I'm currently studying the heat equation, and I find myself confused by a discrepancy in the sources I've referred to about using the fundamental solution to find general solutions of the homogeneous case.
According to the Wikipedia article, a fundamental solution $G$ for a linear differential operator $L$ is the solution to $Lu = \delta(x)$. You can find a solution to the inhomogeneous equation $Lu = f$ by taking the convolution of $G$ with $f$.

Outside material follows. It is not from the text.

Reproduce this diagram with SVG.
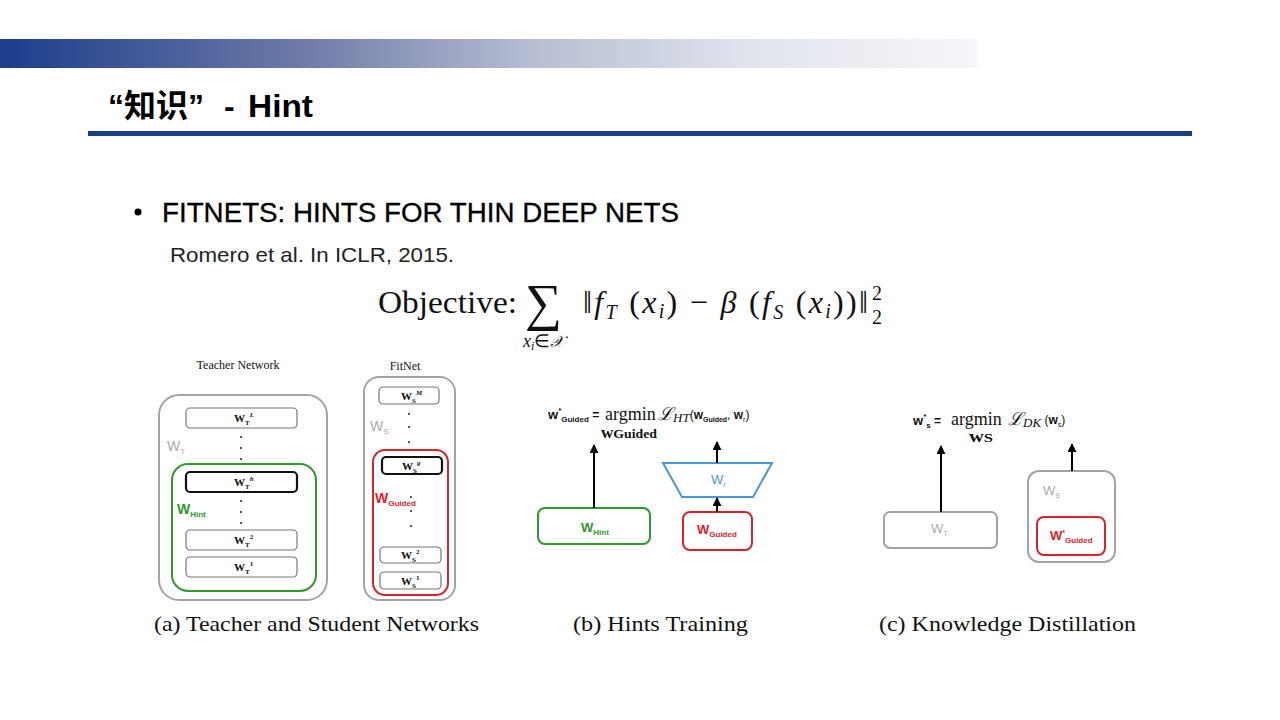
<svg xmlns="http://www.w3.org/2000/svg" width="1280" height="720" viewBox="0 0 1280 720">
<defs>
<linearGradient id="hdr" x1="0" y1="0" x2="1" y2="0">
<stop offset="0" stop-color="#1b3d8c"/>
<stop offset="0.3" stop-color="#6b78a6"/>
<stop offset="0.55" stop-color="#b8bfd4"/>
<stop offset="0.78" stop-color="#e3e6ee"/>
<stop offset="1" stop-color="#f5f6f9"/>
</linearGradient>
<marker id="ah" viewBox="0 0 10 10" refX="9" refY="5" markerWidth="9" markerHeight="9" markerUnits="userSpaceOnUse" orient="auto">
<path d="M0,0 L10,5 L0,10 z" fill="#000"/>
</marker>
<style>
.serif{font-family:"Liberation Serif","Times New Roman",serif;fill:#111}
.sans{font-family:"Liberation Sans",Arial,sans-serif}
.title{font-family:"Liberation Sans","Noto Sans CJK SC",sans-serif;font-weight:bold;font-size:32px;fill:#000}
.box{fill:#fff;stroke:#777;stroke-width:1.2}
.boxk{fill:#fff;stroke:#111;stroke-width:2.2}
.outer{fill:#fff;stroke:#a3a3a3;stroke-width:2}
.bl{font-family:"Liberation Serif",serif;font-weight:bold;font-size:11px;fill:#111}
.dot{fill:#222}
.conn{stroke:#000;stroke-width:2;fill:none;marker-end:url(#ah)}
.cap{font-family:"Liberation Serif","Times New Roman",serif;font-size:22px;fill:#111}
</style>
</defs>

<rect x="0" y="39" width="977" height="29" fill="url(#hdr)"/>
<text x="108" y="117" class="title">“知识”</text>
<text x="224" y="117" class="title">-</text>
<text x="248" y="117" class="title" textLength="65" lengthAdjust="spacingAndGlyphs">Hint</text>
<rect x="88" y="131" width="1104" height="5" fill="#183f88"/>

<circle cx="138" cy="212" r="3.5" fill="#000"/>
<text x="162" y="222" class="sans" style="font-size:27px;fill:#000;stroke:#000;stroke-width:0.3" textLength="517" lengthAdjust="spacingAndGlyphs">FITNETS: HINTS FOR THIN DEEP NETS</text>
<text x="170" y="262" class="sans" style="font-size:21px;fill:#222" textLength="284" lengthAdjust="spacingAndGlyphs">Romero et al. In ICLR, 2015.</text>

<g id="objective">
<text x="378" y="313" class="serif" style="font-size:31px" textLength="139" lengthAdjust="spacingAndGlyphs">Objective:</text>
<text x="525" y="320" class="serif" style="font-size:52px">∑</text>
<text x="523" y="347" class="serif" style="font-size:18px"><tspan font-style="italic">x</tspan><tspan font-size="12" dy="3" font-style="italic">i</tspan><tspan dy="-3">∈</tspan><tspan font-style="italic" font-family="DejaVu Serif" font-size="16">𝒳</tspan></text>
<text x="583" y="313" class="serif" style="font-size:32px" textLength="285" lengthAdjust="spacing">‖<tspan font-style="italic">f</tspan><tspan font-size="20" dy="6" font-style="italic">T</tspan><tspan dy="-6"> (</tspan><tspan font-style="italic">x</tspan><tspan font-size="20" dy="5" font-style="italic">i</tspan><tspan dy="-5">) − </tspan><tspan font-style="italic">β</tspan><tspan> (</tspan><tspan font-style="italic">f</tspan><tspan font-size="20" dy="6" font-style="italic">S</tspan><tspan dy="-6"> (</tspan><tspan font-style="italic">x</tspan><tspan font-size="20" dy="5" font-style="italic">i</tspan><tspan dy="-5">))‖</tspan></text>
<text x="872" y="300" class="serif" style="font-size:20px">2</text>
<text x="872" y="324" class="serif" style="font-size:20px">2</text>
</g>

<!-- (a) Teacher -->
<g id="teacher">
<text x="238" y="369" class="serif" style="font-size:12px" text-anchor="middle">Teacher Network</text>
<rect x="159" y="395" width="168" height="205" rx="20" class="outer"/>
<text x="167" y="451" class="sans" style="font-size:14px;fill:#aaa">W<tspan font-size="8" dy="3">T</tspan></text>
<rect x="172" y="464" width="144" height="127" rx="16" style="fill:none;stroke:#2e9a2e;stroke-width:2"/>
<text x="177" y="514" class="sans" style="font-size:14px;fill:#2e9a2e;font-weight:bold">W<tspan font-size="8" dy="3">Hint</tspan></text>
</g>
<g id="wt-L"><rect x="186" y="408" width="111" height="20" rx="4" class="box"/><text x="234" y="422" class="bl">W<tspan font-size="7" dy="3">T</tspan><tspan font-size="7" dy="-8" font-style="italic">L</tspan></text></g>
<g id="wt-dots1"><circle cx="241" cy="437" r="1" class="dot"/><circle cx="241" cy="448" r="1" class="dot"/><circle cx="241" cy="459" r="1" class="dot"/></g>
<g id="wt-h"><rect x="186" y="472" width="111" height="20" rx="4" class="boxk"/><text x="234" y="486" class="bl">W<tspan font-size="7" dy="3">T</tspan><tspan font-size="7" dy="-8" font-style="italic">h</tspan></text></g>
<g id="wt-dots2"><circle cx="241" cy="501" r="1" class="dot"/><circle cx="241" cy="512" r="1" class="dot"/><circle cx="241" cy="523" r="1" class="dot"/></g>
<g id="wt-2"><rect x="186" y="530" width="111" height="20" rx="4" class="box"/><text x="234" y="544" class="bl">W<tspan font-size="7" dy="3">T</tspan><tspan font-size="7" dy="-8">2</tspan></text></g>
<g id="wt-1"><rect x="186" y="557" width="111" height="20" rx="4" class="box"/><text x="234" y="571" class="bl">W<tspan font-size="7" dy="3">T</tspan><tspan font-size="7" dy="-8">1</tspan></text></g>

<!-- FitNet -->
<g id="fitnet">
<text x="405" y="370" class="serif" style="font-size:12px" text-anchor="middle">FitNet</text>
<rect x="364" y="377" width="91" height="223" rx="15" class="outer"/>
<text x="370" y="431" class="sans" style="font-size:14px;fill:#aaa">W<tspan font-size="8" dy="3">S</tspan></text>
<rect x="373" y="450" width="75" height="145" rx="12" style="fill:none;stroke:#d9232b;stroke-width:2"/>
<text x="375" y="503" class="sans" style="font-size:14px;fill:#d9232b;font-weight:bold">W<tspan font-size="8" dy="3">Guided</tspan></text>
</g>
<g id="ws-M"><rect x="379" y="387" width="60" height="17" rx="4" class="box"/><text x="401" y="400" class="bl">W<tspan font-size="7" dy="3">S</tspan><tspan font-size="7" dy="-8" font-style="italic">M</tspan></text></g>
<g id="ws-dots1"><circle cx="409" cy="414" r="1" class="dot"/><circle cx="409" cy="427" r="1" class="dot"/><circle cx="409" cy="442" r="1" class="dot"/></g>
<g id="ws-g"><rect x="382" y="457" width="60" height="17" rx="4" class="boxk"/><text x="402" y="470" class="bl">W<tspan font-size="7" dy="3">S</tspan><tspan font-size="7" dy="-8" font-style="italic">g</tspan></text></g>
<g id="ws-dots2"><circle cx="411" cy="497" r="1" class="dot"/><circle cx="411" cy="511" r="1" class="dot"/><circle cx="411" cy="526" r="1" class="dot"/></g>
<g id="ws-2"><rect x="380" y="547" width="61" height="16" rx="4" class="box"/><text x="401" y="559" class="bl">W<tspan font-size="7" dy="3">S</tspan><tspan font-size="7" dy="-8">2</tspan></text></g>
<g id="ws-1"><rect x="380" y="572" width="61" height="17" rx="4" class="box"/><text x="401" y="585" class="bl">W<tspan font-size="7" dy="3">S</tspan><tspan font-size="7" dy="-8">1</tspan></text></g>

<!-- (b) Hints training -->
<g id="formula-b">
<text x="548" y="419" class="sans" style="font-size:13px;font-weight:bold;fill:#111">w<tspan font-size="8" dy="-6">*</tspan><tspan font-size="8" dy="9">Guided</tspan><tspan dy="-3" font-size="12"> =</tspan></text>
<text x="605" y="420" class="serif" style="font-size:18px">argmin</text>
<text x="601" y="438" class="serif" style="font-size:16px;font-weight:bold" textLength="56" lengthAdjust="spacingAndGlyphs">w<tspan font-size="13">Guided</tspan></text>
<text x="658" y="420" class="serif" style="font-size:18px"><tspan font-family="DejaVu Serif" font-style="italic">ℒ</tspan><tspan font-style="italic" font-size="13" dy="2">HT</tspan><tspan class="sans" font-size="12" dy="-3">(</tspan><tspan font-family="Liberation Sans" font-size="12" font-weight="bold">w</tspan><tspan font-family="Liberation Sans" font-size="7" dy="3" font-weight="bold">Guided</tspan><tspan font-family="Liberation Sans" font-size="12" dy="-3">, </tspan><tspan font-family="Liberation Sans" font-size="12" font-weight="bold">w</tspan><tspan font-family="Liberation Sans" font-size="7" dy="3">r</tspan><tspan font-family="Liberation Sans" font-size="12" dy="-3">)</tspan></text>
</g>
<g id="w-hint"><rect x="538" y="508" width="112" height="36" rx="7" style="fill:#fff;stroke:#2e9a2e;stroke-width:2"/><text x="581" y="532" class="sans" style="font-size:13px;font-weight:bold;fill:#2e9a2e">W<tspan font-size="8" dy="3">Hint</tspan></text></g>
<g id="w-r"><path d="M663,463 L772,463 L753,497 L682,497 Z" style="fill:#fff;stroke:#4a97d6;stroke-width:2"/><text x="711" y="484" class="sans" style="font-size:13px;fill:#4a97d6">W<tspan font-size="7" dy="3">r</tspan></text></g>
<g id="w-guided"><rect x="683" y="512" width="69" height="38" rx="7" style="fill:#fff;stroke:#d9232b;stroke-width:2"/><text x="697" y="534" class="sans" style="font-size:13px;font-weight:bold;fill:#d9232b">W<tspan font-size="8" dy="3">Guided</tspan></text></g>

<!-- (c) Knowledge distillation -->
<g id="formula-c">
<text x="913" y="425" class="sans" style="font-size:13px;font-weight:bold;fill:#111">w<tspan font-size="8" dy="-6">*</tspan><tspan font-size="8" dy="9">s</tspan><tspan dy="-3" font-size="12"> =</tspan></text>
<text x="951" y="425" class="serif" style="font-size:18px">argmin</text>
<text x="969" y="442" class="serif" style="font-size:16px;font-weight:bold" textLength="24" lengthAdjust="spacingAndGlyphs">w<tspan font-size="13">S</tspan></text>
<text x="1008" y="425" class="serif" style="font-size:18px"><tspan font-family="DejaVu Serif" font-style="italic">ℒ</tspan><tspan font-style="italic" font-size="13" dy="2">DK</tspan><tspan font-family="Liberation Sans" font-size="12" dy="-3"> (</tspan><tspan font-family="Liberation Sans" font-size="12" font-weight="bold">w</tspan><tspan font-family="Liberation Sans" font-size="7" dy="3">s</tspan><tspan font-family="Liberation Sans" font-size="12" dy="-3">)</tspan></text>
</g>
<g id="w-t"><rect x="884" y="512" width="113" height="36" rx="6" style="fill:#fff;stroke:#a3a3a3;stroke-width:2"/><text x="931" y="533" class="sans" style="font-size:13px;fill:#aaa">W<tspan font-size="7" dy="3">T</tspan></text></g>
<g id="w-s"><rect x="1028" y="471" width="87" height="91" rx="11" style="fill:#fff;stroke:#a3a3a3;stroke-width:2"/><text x="1043" y="495" class="sans" style="font-size:13px;fill:#aaa">W<tspan font-size="7" dy="3">S</tspan></text>
<rect x="1037" y="517" width="68" height="38" rx="7" style="fill:#fff;stroke:#d9232b;stroke-width:2"/><text x="1050" y="540" class="sans" style="font-size:13px;font-weight:bold;fill:#d9232b">W<tspan font-size="7" dy="-5">*</tspan><tspan font-size="8" dy="8">Guided</tspan></text></g>

<g id="connectors">
<line x1="594" y1="508" x2="594" y2="445" class="conn"/>
<line x1="717" y1="512" x2="717" y2="498" class="conn"/>
<line x1="717" y1="463" x2="717" y2="442" class="conn"/>
<line x1="941" y1="512" x2="941" y2="446" class="conn"/>
<line x1="1072" y1="471" x2="1072" y2="444" class="conn"/>
</g>

<text x="154" y="631" class="cap" textLength="325" lengthAdjust="spacingAndGlyphs">(a)  Teacher and Student Networks</text>
<text x="573" y="631" class="cap" textLength="175" lengthAdjust="spacingAndGlyphs">(b)  Hints Training</text>
<text x="879" y="631" class="cap" textLength="257" lengthAdjust="spacingAndGlyphs">(c)  Knowledge Distillation</text>
</svg>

Now according to the Wikipedia article on the Heat equation, you can find a solution to the initial value problem
$$[\partial_t-\partial^2_x]u = 0, u(x, 0) = f(x)$$ by taking the convolution of $f$ with the fundamental solution of the heat equation,
$$S(x, t) = \frac{1}{\sqrt{4\pi t}} e^{\frac{-x^2}{4t}}.$$
This second proposition seems contradictory to the first one, but I have seen this framework for both in multiple other sources too.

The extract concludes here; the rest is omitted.